2025/08/26 のログ
ご案内:「王都マグメール 貧民地区」にブライトさんが現れました。
■ブライト > 貧民地区の表通り。
日中でもどこか危なっかしく、路地裏に続く道の先は闇が広がる物々しさが治安の悪さを物語っている。
それなのに、すっかり日没の時刻が迫りとある方角からは青黒い夜空が覗き始めている。
まだ明るさを保っているから……と警戒心の緩い一般人を狙って、ごろつきや盗人は目を光らせる頃合いだ。

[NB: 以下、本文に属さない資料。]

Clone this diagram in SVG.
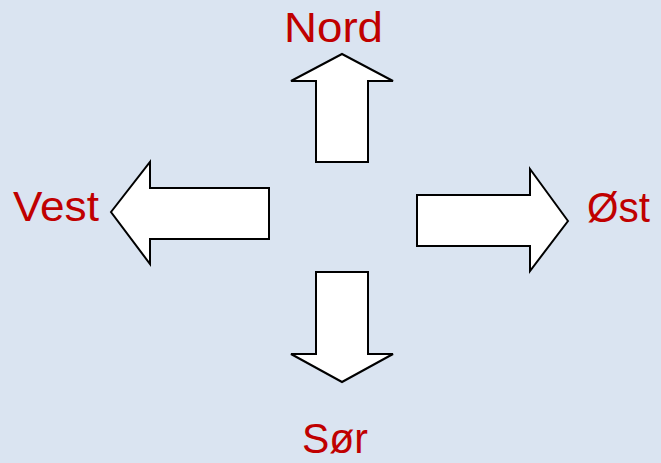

元々、衛兵が仕事をしないことと出自が謎めいた者が大勢行き交うことで有名な貧民地区では怪しい商人や物乞い、
訳ありな感じの娼婦などが堂々と獲物探しに明け暮れている。
「慣れたもの……とも言えないか」
かつては貧民地区に診療所を開いていた丸メガネの男は捨て放題のゴミ袋や、時折聞こえる怒声や悲鳴に肩をすくめ。
すっかり荒れ果ててしまった王都の内情。昔はスラム街ではなかった場所も決して少なくはないだろう。

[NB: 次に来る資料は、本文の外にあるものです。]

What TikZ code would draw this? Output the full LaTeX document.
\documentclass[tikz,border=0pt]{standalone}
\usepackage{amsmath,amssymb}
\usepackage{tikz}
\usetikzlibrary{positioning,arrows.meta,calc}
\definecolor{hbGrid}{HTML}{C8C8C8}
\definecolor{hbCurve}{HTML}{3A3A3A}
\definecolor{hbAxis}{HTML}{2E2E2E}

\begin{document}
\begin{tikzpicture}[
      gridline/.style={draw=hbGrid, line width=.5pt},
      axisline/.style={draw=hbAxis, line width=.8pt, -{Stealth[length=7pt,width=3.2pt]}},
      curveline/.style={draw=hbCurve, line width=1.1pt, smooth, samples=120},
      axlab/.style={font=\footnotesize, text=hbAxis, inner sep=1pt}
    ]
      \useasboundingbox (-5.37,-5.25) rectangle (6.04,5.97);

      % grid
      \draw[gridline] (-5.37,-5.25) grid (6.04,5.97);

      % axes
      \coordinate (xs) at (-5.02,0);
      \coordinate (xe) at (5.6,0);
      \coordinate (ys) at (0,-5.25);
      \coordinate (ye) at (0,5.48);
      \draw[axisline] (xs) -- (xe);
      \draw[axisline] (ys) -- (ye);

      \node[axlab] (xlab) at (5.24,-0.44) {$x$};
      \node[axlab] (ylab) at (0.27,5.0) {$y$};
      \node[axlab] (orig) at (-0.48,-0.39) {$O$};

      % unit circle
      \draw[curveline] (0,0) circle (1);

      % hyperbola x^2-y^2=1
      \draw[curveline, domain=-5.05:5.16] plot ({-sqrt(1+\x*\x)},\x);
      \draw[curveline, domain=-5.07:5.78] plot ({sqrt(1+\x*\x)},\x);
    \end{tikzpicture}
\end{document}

知人からの頼まれごとの帰り、ヒビや蔦だらけの建物や施錠すらされてない空き家の数々を眺め平民地区行きの馬車を目指して表通りを歩く。
時折あくびをする白衣の男はどこかくたびれた様子で。
■ブライト > 扇情的な出で立ちの女性に見送られる男が、しばし歩くと肩で息をして家屋に手をついて息を切らしている。
先ほどの女性の姿といい、男のへばりようといい何があったのかは概ね想像がつく。
”激しい運動”もこの季節は程々が大切だ。白衣の男は数度、件の男性が無事かどうか繰り返しチラチラ見つつも歩みを進める。

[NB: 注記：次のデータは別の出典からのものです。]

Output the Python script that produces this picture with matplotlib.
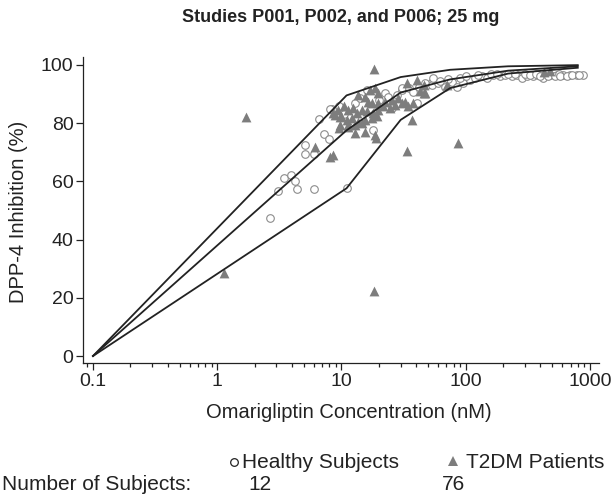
import matplotlib
matplotlib.use('Agg')
import matplotlib.pyplot as plt
from matplotlib.lines import Line2D

plt.rcParams['font.family'] = ['Liberation Sans', 'DejaVu Sans']

# model curves: concentration nodes (nM) and % inhibition
curve_conc = [0.1, 11, 30, 75, 220, 800]
upper_inhib = [0, 89.5, 95.8, 98.3, 99.5, 99.9]
median_inhib = [0, 77.5, 90.5, 95.0, 98.0, 99.5]
lower_inhib = [0, 57.6, 81.1, 92.0, 97.0, 99.0]

# healthy subjects (P001, P002)
healthy_conc = [2.66, 3.10, 3.45, 3.91, 4.23, 4.41, 6.05, 5.09, 5.09, 6.05,
                6.64, 7.28, 8.0, 8.35, 11.0, 8.1, 17.9,
                12.9, 18.7, 22.4, 25.4, 23.9, 27.9, 30.5, 14, 16, 20,
                31, 35, 38, 40.4, 42, 48.8, 53.3, 10.5, 9.5,
                47.1, 53.3, 60.4, 68.3, 77.3, 84.8, 95.9, 109, 119, 135,
                148, 167, 189, 208, 235, 258, 283, 310, 351, 385,
                423, 479, 541, 612, 693, 783, 887,
                55, 62, 72, 90, 100, 125, 160, 180, 220, 250, 300, 330,
                370, 400, 440, 460, 520, 560, 580, 650, 720, 820]
healthy_inhib = [47.5, 56.8, 61.1, 62.2, 60.1, 57.5, 57.3, 72.5, 69.4, 69.4,
                 81.3, 76.2, 74.5, 84.8, 57.6, 85.0, 77.7,
                 86.8, 83.4, 90.3, 85.1, 89.1, 89.7, 91.4, 88.5, 91.5, 88.0,
                 92.0, 92.0, 90.5, 86.8, 92.5, 93.2, 94.0, 83.0, 86.0,
                 93.7, 93.1, 93.7, 92.5, 94.2, 92.5, 93.7, 94.8, 95.4, 96.0,
                 95.4, 96.5, 96.0, 96.5, 96.0, 96.5, 95.4, 96.0, 96.0, 96.5,
                 95.4, 96.5, 96.5, 96.5, 96.5, 96.5, 96.5,
                 95.5, 94.5, 95.0, 95.5, 96.0, 96.5, 97.0, 96.8, 97.0, 96.8, 96.8, 96.5,
                 96.8, 96.2, 96.8, 96.0, 96.0, 96.8, 96.2, 96.0, 96.6, 96.5]

# T2DM patients (P006)
t2dm_conc = [33.6, 40.4, 46.6, 43.0, 47.1, 17.0, 18.7, 19.8, 13.7, 15.5,
             16.5, 17.5, 19.8, 22.4, 25.4, 28.7, 30.5, 32.5, 34.6, 38.0,
             9.44, 10.4, 11.4, 12.5, 13.3, 14.6, 16.0, 18.1, 19.8, 21.8,
             24.6, 27.0, 8.89, 10.0, 11.0, 12.1, 13.7, 15.5, 17.5, 19.2,
             9.75, 11.4, 12.9, 14.6, 12.9, 15.5, 18.7, 36.8,
             1.69, 1.135, 6.1, 8.1, 8.6, 18.4, 18.4, 87, 34, 19.1,
             8.6, 9.7, 9.6, 11.4, 45.9, 70.5, 430, 480]
t2dm_inhib = [93.7, 94.9, 93.1, 90.9, 90.3, 91.4, 92.0, 90.3, 89.7, 89.1,
              87.4, 86.8, 86.8, 87.4, 88.0, 88.6, 86.8, 87.4, 85.7, 86.8,
              84.6, 85.7, 84.6, 85.1, 83.4, 84.6, 84.0, 83.4, 84.6, 85.7,
              85.1, 86.3, 82.8, 82.3, 81.1, 81.7, 80.5, 81.1, 81.7, 82.3,
              79.4, 78.8, 79.4, 80.0, 76.5, 77.1, 76.0, 81.1,
              82.2, 28.6, 71.8, 68.5, 69.1, 98.4, 22.4, 73.3, 70.4, 74.8,
              83.4, 82.2, 78.2, 79.4, 90.3, 93.1, 97.5, 98.0]

x_ticks = [0.1, 1, 10, 100, 1000]
x_ticklabels = ['0.1', '1', '10', '100', '1000']
y_ticks = [0, 20, 40, 60, 80, 100]

W, H = 616, 495
txt = '#222222'

fig = plt.figure(figsize=(W / 100, H / 100), dpi=100)
ax = fig.add_axes([0.1352, 0.2661, 0.8372, 0.6188])

ax.scatter(healthy_conc, healthy_inhib, s=30, marker='o', facecolor='white',
           edgecolor='#8c8c8c', linewidth=0.8, zorder=2)
ax.scatter(t2dm_conc, t2dm_inhib, s=50, marker='^', color='#7d7d7d',
           linewidth=0, zorder=3)

for vals in (upper_inhib, median_inhib, lower_inhib):
    ax.plot(curve_conc, vals, color=txt, lw=1.3, zorder=4)

ax.set_xscale('log')
ax.set_xlim(0.0835, 1186)
ax.set_ylim(-2.5, 102.7)
ax.set_xticks(x_ticks)
ax.set_xticklabels(x_ticklabels)
ax.set_yticks(y_ticks)

for side in ('top', 'right'):
    ax.spines[side].set_visible(False)
for side in ('left', 'bottom'):
    ax.spines[side].set_color(txt)
    ax.spines[side].set_linewidth(0.9)

ax.tick_params(axis='both', which='major', length=5, width=0.9,
               color=txt, labelsize=14, labelcolor=txt, pad=2)
ax.tick_params(axis='x', which='minor', length=3, width=0.9, color=txt)

def fy(py):
    # pixel row from the top -> figure fraction
    return 1 - py / H

fig.text(349 / W, fy(413), 'Omarigliptin Concentration (nM)', ha='center', va='center',
         fontsize=14.5, color=txt)
fig.text(19 / W, fy(212), 'DPP-4 Inhibition (%)', ha='center', va='center',
         rotation=90, fontsize=14.5, color=txt)

fig.text(341 / W, fy(18), 'Studies P001, P002, and P006; 25 mg', ha='center', va='center',
         fontsize=13, fontweight='bold', color=txt)

# legend and subject counts underneath
fig.add_artist(Line2D([234 / W], [fy(462)], marker='o', markersize=5.5,
                      markerfacecolor='white', markeredgecolor=txt,
                      markeredgewidth=0.9, transform=fig.transFigure))
fig.text(242 / W, fy(462), 'Healthy Subjects', ha='left', va='center',
         fontsize=15, color=txt)
fig.add_artist(Line2D([453 / W], [fy(461)], marker='^', markersize=7.5,
                      color='#7d7d7d', markeredgewidth=0, transform=fig.transFigure))
fig.text(466 / W, fy(462), 'T2DM Patients', ha='left', va='center',
         fontsize=15, color=txt)
fig.text(2 / W, fy(485), 'Number of Subjects:', ha='left', va='center',
         fontsize=15, color=txt)
fig.text(248 / W, fy(485), '12', ha='left', va='center', fontsize=15, color=txt)
fig.text(442 / W, fy(485), '76', ha='left', va='center', fontsize=15, color=txt)

fig.savefig('out.png', dpi=100)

心の中では「運び込まれないようにね」と零し。……お子様やご老人も大勢いるなかで、厳つい人物に連れられた患者の話を思い浮かべつつ。
平民地区になってから、極端な患者は大分減ったのだがそれでも予想の斜め上を行く者は枚挙に暇がない。
ほとんど治る見込みのない末期症状でようやく駆け込んできた者や、その場で処置をしなければ死ぬ重傷者……
戦場かな?と錯覚さえ覚えたのもいい思い出である。
「……!!……いたたたた……」
瞼を閉じながら歩き続けていると、街灯の柱に肩をぶつける。
やってしまった と肩を擦りながら、大あくびをして歩き続けるも足取りは見てて不安になる。
平民地区の診療所に帰ればゆっくり…………出来たらいいな。
いつもの事と慣れているが、休息らしい休息が……欲しい。切実に。
ご案内:「王都マグメール 貧民地区」からブライトさんが去りました。